• WHAT IS NEEDED
Output the material exactly, but drop every image it holds.

──────── MATERIAL PROVIDED

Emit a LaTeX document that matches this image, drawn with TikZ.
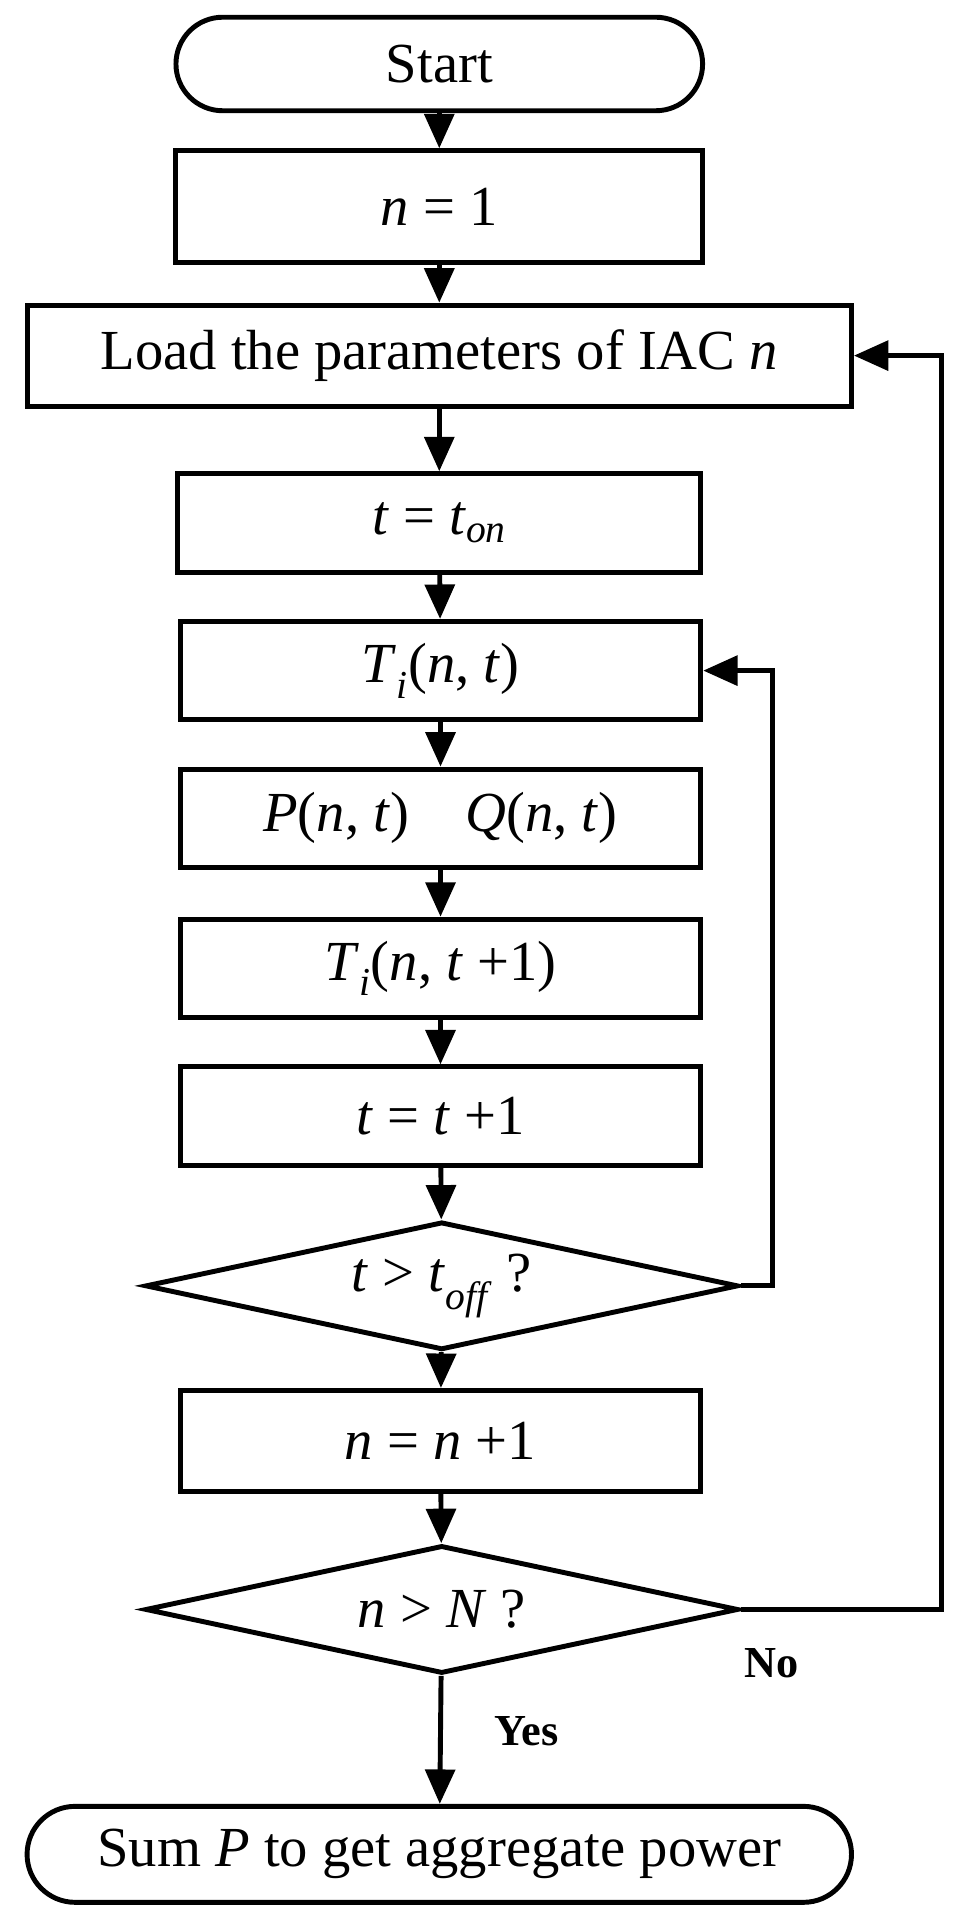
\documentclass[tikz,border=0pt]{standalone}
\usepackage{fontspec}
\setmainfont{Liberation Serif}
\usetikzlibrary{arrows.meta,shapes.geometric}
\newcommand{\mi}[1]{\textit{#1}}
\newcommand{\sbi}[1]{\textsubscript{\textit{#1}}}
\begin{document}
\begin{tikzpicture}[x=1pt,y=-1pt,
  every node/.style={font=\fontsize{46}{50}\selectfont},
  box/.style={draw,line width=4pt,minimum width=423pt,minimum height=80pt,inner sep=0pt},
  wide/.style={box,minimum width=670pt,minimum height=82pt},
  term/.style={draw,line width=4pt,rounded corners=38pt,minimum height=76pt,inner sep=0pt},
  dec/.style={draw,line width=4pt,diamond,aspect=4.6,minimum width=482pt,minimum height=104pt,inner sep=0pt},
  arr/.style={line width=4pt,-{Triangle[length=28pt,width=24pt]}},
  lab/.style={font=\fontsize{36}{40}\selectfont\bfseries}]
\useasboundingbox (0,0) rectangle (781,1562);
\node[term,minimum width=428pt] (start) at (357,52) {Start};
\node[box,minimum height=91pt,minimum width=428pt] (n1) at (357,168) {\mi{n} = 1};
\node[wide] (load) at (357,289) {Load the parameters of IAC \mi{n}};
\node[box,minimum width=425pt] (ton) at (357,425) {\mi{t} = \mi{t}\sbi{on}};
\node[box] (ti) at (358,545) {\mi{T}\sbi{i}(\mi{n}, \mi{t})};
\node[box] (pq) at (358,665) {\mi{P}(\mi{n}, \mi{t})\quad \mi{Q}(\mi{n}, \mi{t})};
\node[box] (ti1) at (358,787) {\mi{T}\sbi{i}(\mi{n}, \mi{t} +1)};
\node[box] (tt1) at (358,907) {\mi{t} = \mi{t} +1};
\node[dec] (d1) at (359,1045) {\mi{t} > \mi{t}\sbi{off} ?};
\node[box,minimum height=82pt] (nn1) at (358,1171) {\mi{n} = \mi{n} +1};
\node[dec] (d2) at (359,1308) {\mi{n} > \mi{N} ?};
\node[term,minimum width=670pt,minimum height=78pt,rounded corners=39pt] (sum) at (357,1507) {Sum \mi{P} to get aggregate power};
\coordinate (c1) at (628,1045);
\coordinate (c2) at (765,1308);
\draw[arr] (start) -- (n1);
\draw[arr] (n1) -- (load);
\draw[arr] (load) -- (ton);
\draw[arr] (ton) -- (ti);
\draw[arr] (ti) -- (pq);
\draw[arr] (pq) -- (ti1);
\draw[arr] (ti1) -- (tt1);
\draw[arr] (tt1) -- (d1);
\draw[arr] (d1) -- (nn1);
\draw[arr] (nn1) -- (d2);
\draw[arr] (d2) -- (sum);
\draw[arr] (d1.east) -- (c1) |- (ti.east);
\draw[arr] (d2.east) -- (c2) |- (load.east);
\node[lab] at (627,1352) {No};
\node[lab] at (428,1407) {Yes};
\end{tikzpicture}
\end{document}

────────────────

• RESPONSE TO THIS EXERCISE
Emit a LaTeX document that matches this image, drawn with TikZ.
\documentclass[tikz,border=0pt]{standalone}
\usepackage{fontspec}
\setmainfont{Liberation Serif}
\usetikzlibrary{arrows.meta,shapes.geometric}
\newcommand{\mi}[1]{\textit{#1}}
\newcommand{\sbi}[1]{\textsubscript{\textit{#1}}}
\begin{document}
\begin{tikzpicture}[x=1pt,y=-1pt,
  every node/.style={font=\fontsize{46}{50}\selectfont},
  box/.style={draw,line width=4pt,minimum width=423pt,minimum height=80pt,inner sep=0pt},
  wide/.style={box,minimum width=670pt,minimum height=82pt},
  term/.style={draw,line width=4pt,rounded corners=38pt,minimum height=76pt,inner sep=0pt},
  dec/.style={draw,line width=4pt,diamond,aspect=4.6,minimum width=482pt,minimum height=104pt,inner sep=0pt},
  arr/.style={line width=4pt,-{Triangle[length=28pt,width=24pt]}},
  lab/.style={font=\fontsize{36}{40}\selectfont\bfseries}]
\useasboundingbox (0,0) rectangle (781,1562);
\node[term,minimum width=428pt] (start) at (357,52) {Start};
\node[box,minimum height=91pt,minimum width=428pt] (n1) at (357,168) {\mi{n} = 1};
\node[wide] (load) at (357,289) {Load the parameters of IAC \mi{n}};
\node[box,minimum width=425pt] (ton) at (357,425) {\mi{t} = \mi{t}\sbi{on}};
\node[box] (ti) at (358,545) {\mi{T}\sbi{i}(\mi{n}, \mi{t})};
\node[box] (pq) at (358,665) {\mi{P}(\mi{n}, \mi{t})\quad \mi{Q}(\mi{n}, \mi{t})};
\node[box] (ti1) at (358,787) {\mi{T}\sbi{i}(\mi{n}, \mi{t} +1)};
\node[box] (tt1) at (358,907) {\mi{t} = \mi{t} +1};
\node[dec] (d1) at (359,1045) {\mi{t} > \mi{t}\sbi{off} ?};
\node[box,minimum height=82pt] (nn1) at (358,1171) {\mi{n} = \mi{n} +1};
\node[dec] (d2) at (359,1308) {\mi{n} > \mi{N} ?};
\node[term,minimum width=670pt,minimum height=78pt,rounded corners=39pt] (sum) at (357,1507) {Sum \mi{P} to get aggregate power};
\coordinate (c1) at (628,1045);
\coordinate (c2) at (765,1308);
\draw[arr] (start) -- (n1);
\draw[arr] (n1) -- (load);
\draw[arr] (load) -- (ton);
\draw[arr] (ton) -- (ti);
\draw[arr] (ti) -- (pq);
\draw[arr] (pq) -- (ti1);
\draw[arr] (ti1) -- (tt1);
\draw[arr] (tt1) -- (d1);
\draw[arr] (d1) -- (nn1);
\draw[arr] (nn1) -- (d2);
\draw[arr] (d2) -- (sum);
\draw[arr] (d1.east) -- (c1) |- (ti.east);
\draw[arr] (d2.east) -- (c2) |- (load.east);
\node[lab] at (627,1352) {No};
\node[lab] at (428,1407) {Yes};
\end{tikzpicture}
\end{document}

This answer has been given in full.